When my daughter, son-in-law, and grand-twins moved from Washington, DC, to Rome because Richard was promoted, my husband and I were dismayed. Fortunately, the United Nations, for whom Richard works, gives a travel allowance that lets them visit us in California once a year. But until this summer, we’ve never visited them in Rome.
Unlike most young Romans who live in the city, Sarah and Richard don’t rent an apartment in a highrise building, instead renting a house close to the center of town. In fact, they live on the Appia Antinca (the Appian Way) across from the catacombs and down the street from the Domine Quo Vadis church.
The Appia Antica is walled along their part of the road with car-wide entrances off the Appia for residents. The entrance to my daughter’s house goes uphill a few feet and ends at three gates, the one to the left leading to an apartment complex, to the right a sanitarium, and straight ahead to Sarah’s and her landlady’s houses.
The story goes that Sarah’s house was originally the stables for the villa where her landlady and her family live. No one knows if this is true or not since the building is centuries old and accurate information wasn’t passed down.
Sarah and Richard’s house is U-shaped with exposed beams and floor to ceiling windows in the recessed living room. The living room, dining room, and kitchen are in one of the sides of the U while the four bedrooms and two bathrooms are in the other side. The center of the U is what we in America would call an inclosed patio or lanai which opens to the bush-enclosed backyard.

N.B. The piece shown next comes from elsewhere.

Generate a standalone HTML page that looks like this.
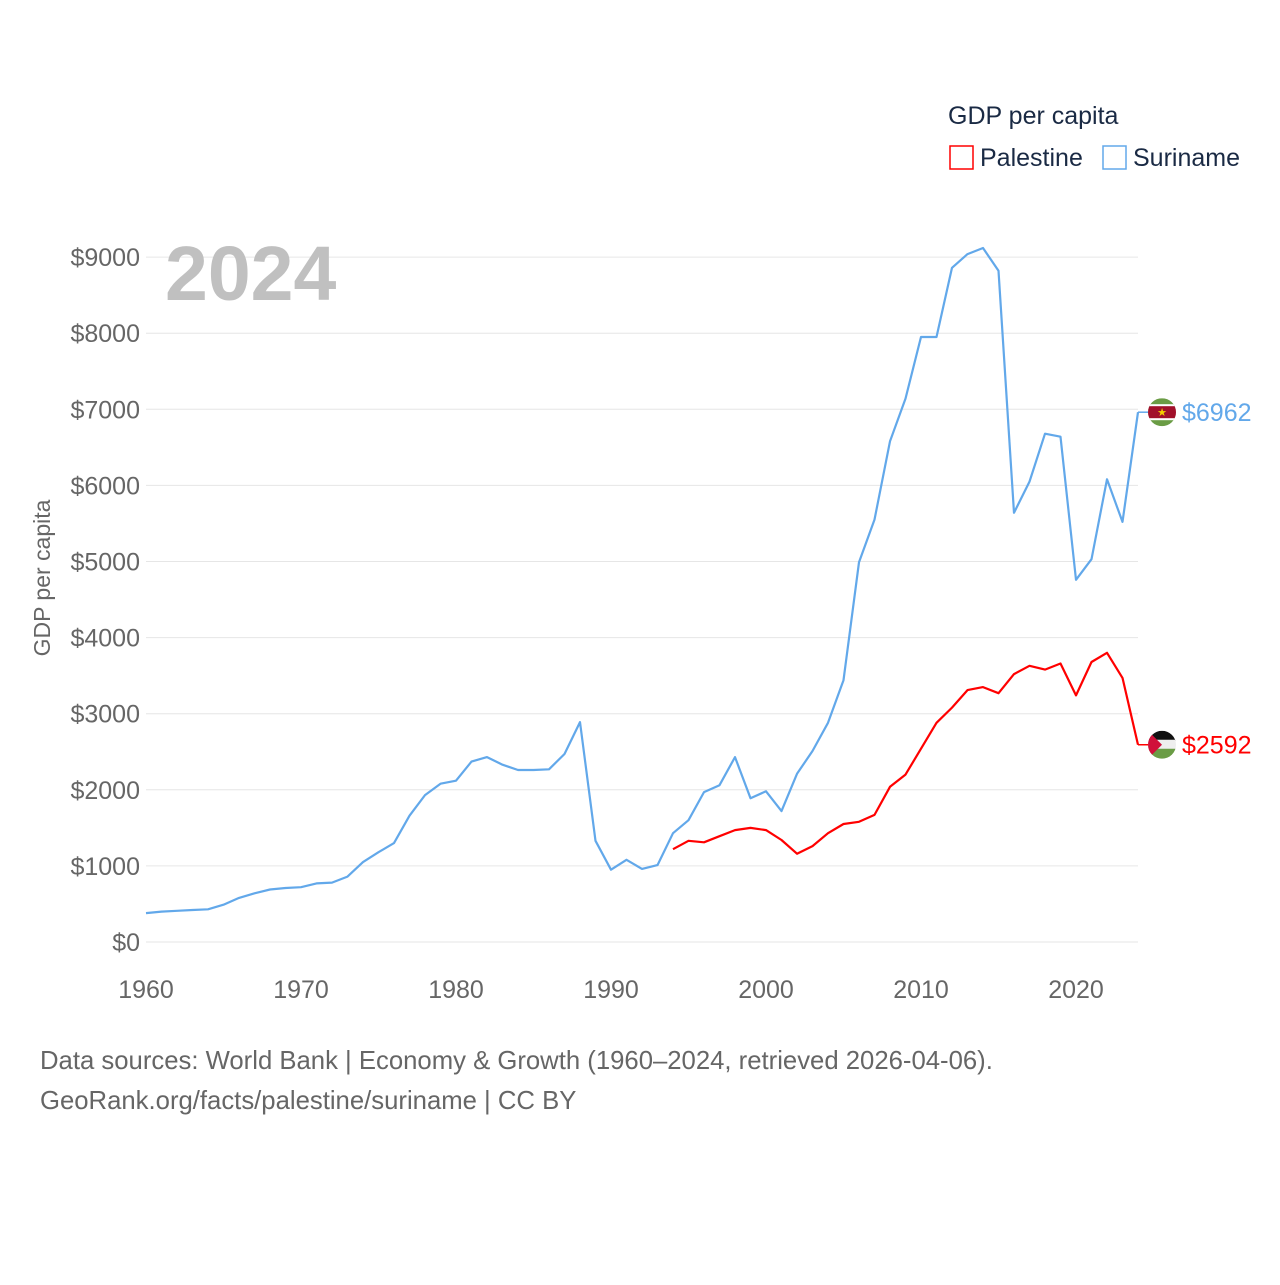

As you can imagine, it was wonderful visiting them in Rome and getting to see the twins’ school as they passed from first to second grade. Their school is American-British, appropriately called AmBrit where not only American and British workers in Rome send their children, but also wealthy Italians do as well. The classes are taught in English, and the students all take another language. The twins fittingly take Italian which is difficult because it’s geared to students who speak the language at home.
Besides playing with our grandchildren, we also went sightseeing even though both my husband and I had visited Rome in 1970, long before we met each other. While the sites hadn’t changed since then, tourist accommodations at a lot of places had. For example, we got early tour tickets for the Sistine Chapel, a site which neither of us had seen since it had been cleaned, so there were very few people there. If you’ve not seen it and are in Rome, I highly recommend it. The colors are breathtaking now.
We also visited the ruins of a small Roman bath that was off the beaten path which was also wonderful. Again, because of the dearth of tourists, we could take our time and see the wonderful mosaics and understand the complex workings of the bath system without any shoving and pushing. This was unlike when we visited the Trevi Fountain which was cheek to jowl with tourists.
The two weeks with them passed much too quickly. Even now, in the throes of jet lag, I miss being there with them.
What are you doing this summer? Do you have family plans? Exotic vacations? Or leisurely stay-cations coming up?